Of all these virtues the source is the practical reason, the greatest good of all – and hence more precious than philosophy itself – teaching us the impossibility of living pleasurably without living according to reason, honor, and justice, and conversely, of living according to reason, honor, and justice without living pleasurably; for the virtues are of one nature with the pleasurable life and conversely, the pleasurable life is inseparable from the virtues.

“Because who do you think is in better case than the man who holds pious beliefs concerning the gods and is invariably fearless of death; and has included in his reckoning the end of life as ordained by Nature; and concerning the utmost of things good discerns this to be easy to enjoy to the full and easy of procurement, while the utmost of things evil is either brief in duration or brief in suffering.

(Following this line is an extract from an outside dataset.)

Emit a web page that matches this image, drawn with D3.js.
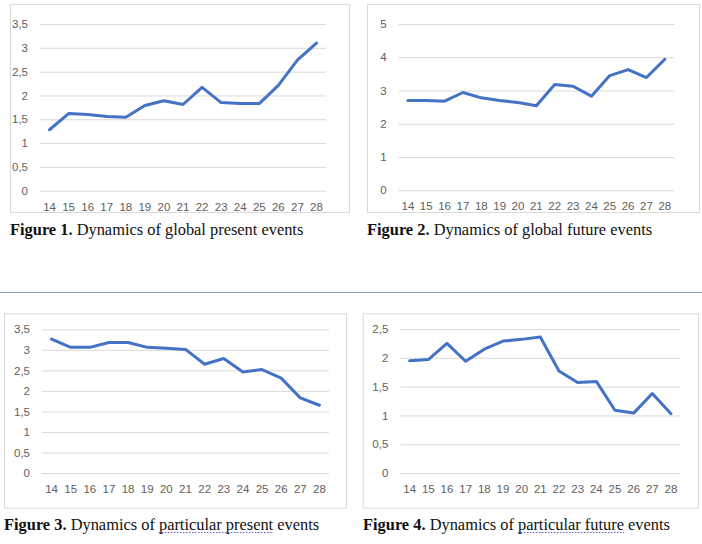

He has abolished the Necessity that is introduced by some thinkers as the mistress of all things, for it were better to subscribe to the myths concerning the gods than to be a slave to the Destiny of the physicists, because the former presumes a hope of mercy through worship but the latter assumes Necessity to be inexorable.

As for Fortune, he does not assume that she is a goddess, as the multitude believes, for nothing is done at random by a god; neither does he think her a fickle cause, for he does not suppose that either good or evil is dealt out to men by her to affect life’s happiness; yet he does believe the starting points for great good or evil to originate with her, thinking it better to plan well and fail than to plan badly and succeed, for in the conduct of life it profits more for good judgment to miscarry than for misjudgment to prosper by chance.


Meditate therefore by day and by night upon these precepts and upon the others that go with these, whether by yourself or in the company of another like yourself, and never will your soul be in turmoil either sleeping or waking but you will be living like a god among men, for in no wise does a man resemble a mortal creature who lives among immortal blessings.